Wednesday, March 9, 2016

It's A Mom Thing. Mom. Mom. Mom.


Many years ago, while living out of state, I was walking Miss L. She was a medium sized pup. In the neighborhood I lived in, there was a big issue with roaming dogs. The animal control officer and I saw each other at least once or twice a week. From the dog hoarder at the end of our street to the neighbor who moved out and left their dog, and everything between, I made frequent calls to update him on the happenings.

I took Miss L out for a walk down the street. On the way back to my house, I was approached by a large, familiar dog. Miss L remained calm although I could tell she was ready to defend me. The large dog showed its teeth and snarled. I slowly picked up Miss L and calmly walked to the door on the side of my house. The large dog continued to snarl and bark, but kept its distance.

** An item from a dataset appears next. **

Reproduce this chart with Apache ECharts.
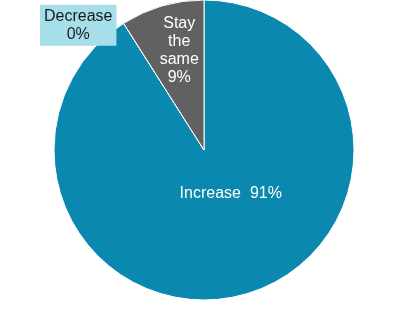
<!DOCTYPE html>
<html>
<head>
<meta charset="utf-8">
<script src="https://cdn.jsdelivr.net/npm/echarts@6/dist/echarts.min.js"></script>
<style>html,body{margin:0;padding:0;background:#fff}#c{width:409px;height:318px}</style>
</head>
<body>
<div id="c"></div>
<script>
var categories = ["Increase", "Decrease", "Stay the same"];
var values = [91, 0, 9];
var labelTexts = ["Increase  91%", "Decrease\n0%", "Stay\nthe\nsame\n9%"];

var colors = ["#0a88b0", "#a6dfea", "#616161"];
var labelStyles = [
  {color: "#ffffff", offset: [5, -31]},
  {color: "#1a1a1a", offset: [-84, -59], backgroundColor: "#a6dfea", padding: [3, 4, 2, 4]},
  {color: "#ffffff", offset: [-3, -25]}
];

var chart = echarts.init(document.getElementById('c'), null, {renderer: 'canvas'});
chart.setOption({
  animation: false,
  series: [{
    type: 'pie',
    center: [204, 150],
    radius: [0, 150],
    startAngle: 90,
    clockwise: true,
    avoidLabelOverlap: false,
    labelLine: {show: false},
    itemStyle: {borderColor: '#ffffff', borderWidth: 1},
    label: {
      show: true,
      position: 'inside',
      fontFamily: 'Liberation Sans, Arial, sans-serif',
      fontSize: 16,
      lineHeight: 18,
      align: 'center'
    },
    data: categories.map(function (c, i) {
      return {
        name: c,
        value: values[i],
        itemStyle: {color: colors[i]},
        label: Object.assign({formatter: labelTexts[i]}, labelStyles[i])
      };
    })
  }]
});
</script>
</body>
</html>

Trying to unlock my door, keep an eye on the wandering dog and hold Miss L was challenging, however, I kept my composure, focused and managed to get the key in. When I turned the key, the large dog came after me. Miss L started barking. The large dog tried to get at Miss L by clawing at me. Once I was halfway in the door, I put Miss L down, blocked the large dog with my body and shut the door. However, seconds before I was able to shut the door without injuring the large dog, he bit me in the hand.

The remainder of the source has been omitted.